I definitely do not consider myself an economic migrant.  I came to Korea because I intended to get into teaching, but decided to try it here before I invested in getting a teaching degree.  I always planned to give myself 3-5 years in Korea to make sure that teaching was something I really wanted to do.  Now, I am in my 7th year here, and I am looking forward to going back home.  I would have been gone already except that I got engaged so by necessity had to stay a bit longer.  My wife and I plan to move out of Korea at the end of my current contract.

Re: If your honest with yourself...Are you an economic migrant?
« Reply #83 on: October 06, 2011, 12:16:46 pm »
I guess I could somewhat consider myself as an economic migrant.

For one, I'm fresh out of university and I have some student loans to pay off. It's very difficult to find a stable job back at home that offers reasonable wages, especially with only a Bachelor's degree in Anthropology with minimum work experience. In Korea, I can easily save my money considering the relatively low cost of living. Overall, this has been a smart decision financially as I am able to pay off my student loans while saving money to pursue a graduate degree down the road.

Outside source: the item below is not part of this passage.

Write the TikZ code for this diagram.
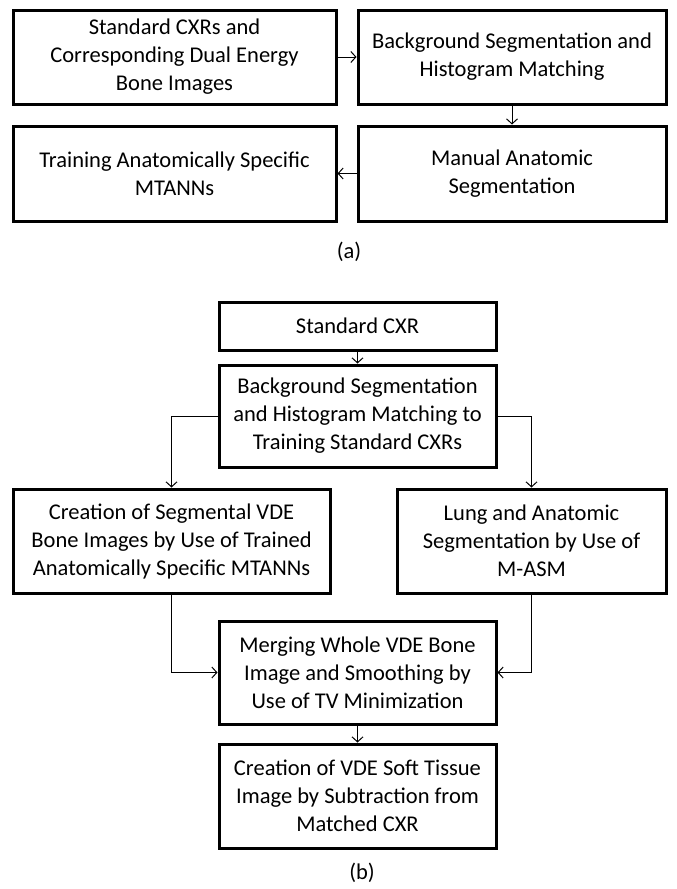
\documentclass[tikz,border=0pt]{standalone}
\usepackage{fontspec}
\setmainfont{Carlito}
\usetikzlibrary{arrows.meta}
\begin{document}
\begin{tikzpicture}[x=1pt,y=-1pt,
  stagebox/.style={draw,line width=3pt,align=center,inner sep=0pt,
    font=\fontsize{22.5}{28}\selectfont},
  flow/.style={line width=1pt,-{Straight Barb[length=5pt,width=11pt]}},
  caption/.style={font=\fontsize{22.5}{28}\selectfont}]
\useasboundingbox (0,0) rectangle (677,889);
% (a) training
\node[stagebox,minimum width=323,minimum height=94] (train1) at (174.5,57)
  {Standard CXRs and\\Corresponding Dual Energy\\Bone Images};
\node[stagebox,minimum width=308,minimum height=94] (train2) at (512,57)
  {Background Segmentation and\\Histogram Matching};
\node[stagebox,minimum width=308,minimum height=95] (train3) at (512,173.5)
  {Manual Anatomic\\Segmentation};
\node[stagebox,minimum width=323,minimum height=95] (train4) at (174.5,173.5)
  {Training Anatomically Specific\\MTANNs};
\node[caption] (capa) at (349,252) {(a)};
\draw[flow] (train1) -- (train2);
\draw[flow] (train2) -- (train3);
\draw[flow] (train3) -- (train4);
% (b) testing
\node[stagebox,minimum width=277,minimum height=48] (test1) at (357.5,326)
  {Standard CXR};
\node[stagebox,minimum width=277,minimum height=102] (test2) at (357.5,416)
  {Background Segmentation\\and Histogram Matching to\\Training Standard CXRs};
\node[stagebox,minimum width=317,minimum height=104] (test3) at (171.5,541)
  {Creation of Segmental VDE\\Bone Images by Use of Trained\\Anatomically Specific MTANNs};
\node[stagebox,minimum width=269,minimum height=104] (test4) at (531.5,541)
  {Lung and Anatomic\\Segmentation by Use of\\M-ASM};
\node[stagebox,minimum width=277,minimum height=103] (test5) at (357.5,672.5)
  {Merging Whole VDE Bone\\Image and Smoothing by\\Use of TV Minimization};
\node[stagebox,minimum width=277,minimum height=104] (test6) at (357.5,796)
  {Creation of VDE Soft Tissue\\Image by Subtraction from\\Matched CXR};
\node[caption] (capb) at (362,873) {(b)};
\draw[flow] (test1) -- (test2);
\draw[flow] (test2.west) -| (test3.north);
\draw[flow] (test2.east) -| (test4.north);
\draw[flow] (test3.south) |- (test5.west);
\draw[flow] (test4.south) |- (test5.east);
\draw[flow] (test5) -- (test6);
\end{tikzpicture}
\end{document}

On the other hand, I always wanted to go overseas to teach English for the experience. I feel that if I didn't have loans to pay, I would still be over here teaching. I'm here not just for the money, but for the learning experience and travel. I want to learn about a different culture and language, and working back at home would not offer such perks. Also, I'm considering ESL teaching as a possible career path. I have a specialization in TESOL from my university, and teaching in Korea is putting it to good use. I'm using my experience here as a test to see if I really want to teach for a living.

Re: If your honest with yourself...Are you an economic migrant?
« Reply #84 on: October 14, 2011, 12:04:31 pm »
I'm a 34 year old guy from Sydney who is in Korea for a 2nd time. While there are plenty of jobs back home (albeit crappy jobs with lousy pay/conditions if you're a graduate/post-graduate in the arts/education),most people live an almost 'hand-to-mouth' existence. Back home I'd save almost no money and have to share an apartment. On Korea (being paid half the money) I can eat/drink what I like, travel and still save money! The 'successful' Australian economy is just a facade; most of our export money comes from the mining industry. Real estate in my city is also screwed for most people due to foreign investment (i.e. Chinese people buying all the suburban apartments pushing up prices for everyone else). In Korea I don't feel like I'm living 'on the sidelines' (I'm sure poor people from LA, London or other big cities would agree with me). Being a little older in the west sucks as well (it's a little better here in Korea for respect but for dating it's crap). Also living/travelling in another country is far more interesting; a tub of yoghurt has more culture than Australia (some may say Canada and NZ as well)! The bottom line for me is that I came to Korea for a cultural experience/challenges/respect/professional and academic recognition.

Re: If your honest with yourself...Are you an economic migrant?
« Reply #85 on: October 14, 2011, 12:10:47 pm »
One more point..... In Sydney (the state of New South Wales) you need to do 2 years post-grad to become a high school or primary teacher (plus a 3 year undergrad degree). Other states only require 1 year post-grad. As for ESL, there are no jobs left due to our governments (both left & right) being stuck in a time warp and getting stricter with immigration (like the rest of the west). That obviously means less people in Australia (or the UK or wherever else) with English as a 2nd language (or no English ability at all) to teach.